What is needed: Without the pictures, output the lines of the material from the very first through the one that holds "288.6, 345.6, 407.4]".

Data segment:

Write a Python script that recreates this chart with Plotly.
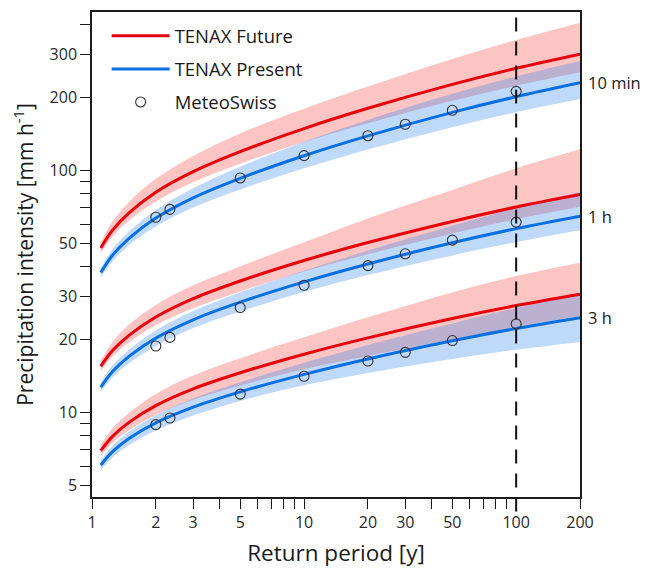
import math
import plotly.graph_objects as go

# ---------------- data ----------------
T = [1.1, 1.25, 1.5, 2, 3, 5, 10, 20, 50, 100, 200]

fut_10min = [47.8, 56.6, 66.9, 81.2, 98.8, 119.5, 148.8, 180.4, 226.5, 264.0, 302]
fut_10min_lo = [45.5, 53.2, 62.2, 74.4, 89.3, 106.5, 130.8, 156.4, 193.7, 223.6, 254.0]
fut_10min_hi = [50.6, 61.4, 74.2, 92.2, 114.7, 142.1, 179.7, 221.9, 288.6, 345.6, 407.4]

pre_10min = [37.8, 44.6, 52.5, 63.5, 77.0, 92.7, 114.9, 138.8, 173.5, 201.5, 230]
pre_10min_lo = [36.1, 42.2, 49.2, 58.7, 70.2, 83.4, 101.9, 122.0, 150.8, 173.9, 197.1]
pre_10min_hi = [39.6, 47.1, 56.0, 68.6, 84.4, 103.5, 131.3, 161.6, 207.2, 244.4, 282.9]

fut_1h = [15.5, 18.0, 20.86, 24.77, 29.5, 34.9, 42.4, 50.3, 61.5, 70.5, 79.4]
fut_1h_lo = [14.8, 17.0, 19.5, 22.9, 26.9, 31.6, 38.2, 45.0, 54.8, 62.8, 70.7]
fut_1h_hi = [16.4, 19.5, 23.1, 27.8, 33.5, 40.1, 50.4, 63.3, 83.0, 101.9, 122.1]

pre_1h = [12.7, 14.75, 17.08, 20.27, 24.12, 28.52, 34.62, 41.04, 50.18, 57.44, 64.7]
pre_1h_lo = [12.1, 13.95, 16.0, 18.8, 22.3, 26.1, 31.4, 36.9, 44.5, 50.5, 56.5]
pre_1h_hi = [13.3, 15.6, 18.2, 21.8, 26.2, 31.3, 38.5, 46.6, 59.0, 69.8, 81.5]

fut_3h = [6.95, 7.96, 9.11, 10.66, 12.5, 14.57, 17.39, 20.32, 24.42, 27.63, 30.8]
fut_3h_lo = [6.61, 7.48, 8.46, 9.76, 11.28, 12.92, 15.08, 17.09, 20.07, 22.57, 25.04]
fut_3h_hi = [7.36, 8.59, 9.98, 11.91, 14.19, 16.73, 20.43, 24.71, 31.31, 36.58, 41.55]

pre_3h = [6.05, 6.88, 7.81, 9.05, 10.51, 12.15, 14.35, 16.62, 19.76, 22.2, 24.6]
pre_3h_lo = [5.78, 6.51, 7.33, 8.41, 9.70, 11.15, 12.94, 14.54, 16.62, 18.14, 19.53]
pre_3h_hi = [6.33, 7.27, 8.33, 9.74, 11.41, 13.32, 16.03, 19.0, 23.3, 27.0, 30.7]

T_obs = [2, 2.33, 5, 10, 20, 30, 50, 100]
obs_10min = [64, 69, 93, 115, 139, 155, 177, 212]
obs_1h = [18.8, 20.4, 27.1, 33.5, 40.4, 45.2, 51.5, 61.1]
obs_3h = [8.9, 9.48, 11.9, 14.1, 16.3, 17.7, 19.8, 23.2]

durations = ["10 min", "1 h", "3 h"]

x_ticks = [1, 2, 3, 5, 10, 20, 30, 50, 100, 200]
x_minor = [4, 6, 7, 8, 9, 40, 60, 70, 80, 90]
y_ticks = [5, 10, 20, 30, 50, 100, 200, 300]
y_minor = [6, 7, 8, 9, 40, 60, 70, 80, 90, 400]
x_range = [1, 200]
y_range = [4.47, 451]
ref_period = 100

# ---------------- styling ----------------
RED = "#e8000b"
BLUE = "#0a6fe0"
RED_BAND = "rgba(250,60,60,0.30)"
BLUE_BAND = "rgba(40,130,240,0.30)"
FONT = "Open Sans"
INK = "#1a1a1a"

fig = go.Figure()

future = [(fut_10min, fut_10min_lo, fut_10min_hi),
          (fut_1h, fut_1h_lo, fut_1h_hi),
          (fut_3h, fut_3h_lo, fut_3h_hi)]
present = [(pre_10min, pre_10min_lo, pre_10min_hi),
           (pre_1h, pre_1h_lo, pre_1h_hi),
           (pre_3h, pre_3h_lo, pre_3h_hi)]
observed = [obs_10min, obs_1h, obs_3h]


def add_band(lo, hi, color):
    fig.add_trace(go.Scatter(x=T, y=lo, mode="lines", line=dict(width=0, shape="spline"),
                             showlegend=False, hoverinfo="skip"))
    fig.add_trace(go.Scatter(x=T, y=hi, mode="lines", line=dict(width=0, shape="spline"),
                             fill="tonexty", fillcolor=color, showlegend=False, hoverinfo="skip"))


for (_, lo, hi) in future:
    add_band(lo, hi, RED_BAND)
for (_, lo, hi) in present:
    add_band(lo, hi, BLUE_BAND)

for i, (mid, _, _) in enumerate(future):
    fig.add_trace(go.Scatter(x=T, y=mid, mode="lines", name="TENAX Future",
                             line=dict(color=RED, width=3, shape="spline"),
                             legendgroup="future", showlegend=(i == 0)))
for i, (mid, _, _) in enumerate(present):
    fig.add_trace(go.Scatter(x=T, y=mid, mode="lines", name="TENAX Present",
                             line=dict(color=BLUE, width=3, shape="spline"),
                             legendgroup="present", showlegend=(i == 0)))
for i, obs in enumerate(observed):
    fig.add_trace(go.Scatter(x=T_obs, y=obs, mode="markers", name="MeteoSwiss",
                             marker=dict(symbol="circle-open", size=10, color="#333333",
                                         line=dict(color="#333333", width=1.1)),
                             legendgroup="obs", showlegend=(i == 0)))

# duration labels at the right end of the present-climate curves
for lab, (mid, _, _) in zip(durations, present):
    fig.add_annotation(x=1, xref="paper", y=math.log10(mid[-1]), yref="y",
                       text=lab, showarrow=False, xanchor="left", yanchor="middle",
                       xshift=6, yshift=0, font=dict(family=FONT, size=16.5, color=INK))

# reference return period (dashed vertical line)
fig.add_shape(type="line", xref="x", yref="paper",
              x0=ref_period, x1=ref_period, y0=-0.03, y1=1,
              line=dict(color="#111111", width=2, dash="14px,10px"), layer="above")

axis_common = dict(type="log", showgrid=False, zeroline=False, showline=True,
                   linecolor=INK, linewidth=1.5, mirror=True, ticks="outside",
                   ticklen=10, tickwidth=1.3, tickcolor=INK,
                   tickfont=dict(family=FONT, size=16, color="#2a2a2a"))

fig.update_xaxes(**axis_common,
                 range=[math.log10(x_range[0]), math.log10(x_range[1])],
                 tickvals=x_ticks, ticktext=[str(v) for v in x_ticks],
                 minor=dict(tickvals=x_minor, ticks="outside", ticklen=10,
                            tickwidth=1.3, tickcolor=INK, showgrid=False),
                 title=dict(text="Return period [y]", standoff=13,
                            font=dict(family=FONT, size=22.5, color=INK)))
fig.update_yaxes(**axis_common,
                 range=[math.log10(y_range[0]), math.log10(y_range[1])],
                 tickvals=y_ticks, ticktext=[str(v) for v in y_ticks],
                 minor=dict(tickvals=y_minor, ticks="outside", ticklen=10,
                            tickwidth=1.3, tickcolor=INK, showgrid=False),
                 title=dict(text="Precipitation intensity [mm h<sup>-1</sup>]", standoff=13,
                            font=dict(family=FONT, size=21, color=INK)))

# the page body adds an 8px margin, so the figure is sized to fit the window
fig.update_layout(
    width=643, height=560,
    margin=dict(l=84, r=71, t=2, b=71),
    plot_bgcolor="white", paper_bgcolor="white",
    font=dict(family=FONT, color=INK),
    legend=dict(x=0.03, y=0.989, xanchor="left", yanchor="top",
                bgcolor="rgba(0,0,0,0)", traceorder="grouped", tracegroupgap=6,
                font=dict(family=FONT, size=18.5, color=INK), itemwidth=58),
)

fig.write_html("out.html")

The completed task:
Write a Python script that recreates this chart with Plotly.
import math
import plotly.graph_objects as go

# ---------------- data ----------------
T = [1.1, 1.25, 1.5, 2, 3, 5, 10, 20, 50, 100, 200]

fut_10min = [47.8, 56.6, 66.9, 81.2, 98.8, 119.5, 148.8, 180.4, 226.5, 264.0, 302]
fut_10min_lo = [45.5, 53.2, 62.2, 74.4, 89.3, 106.5, 130.8, 156.4, 193.7, 223.6, 254.0]
fut_10min_hi = [50.6, 61.4, 74.2, 92.2, 114.7, 142.1, 179.7, 221.9, 288.6, 345.6, 407.4]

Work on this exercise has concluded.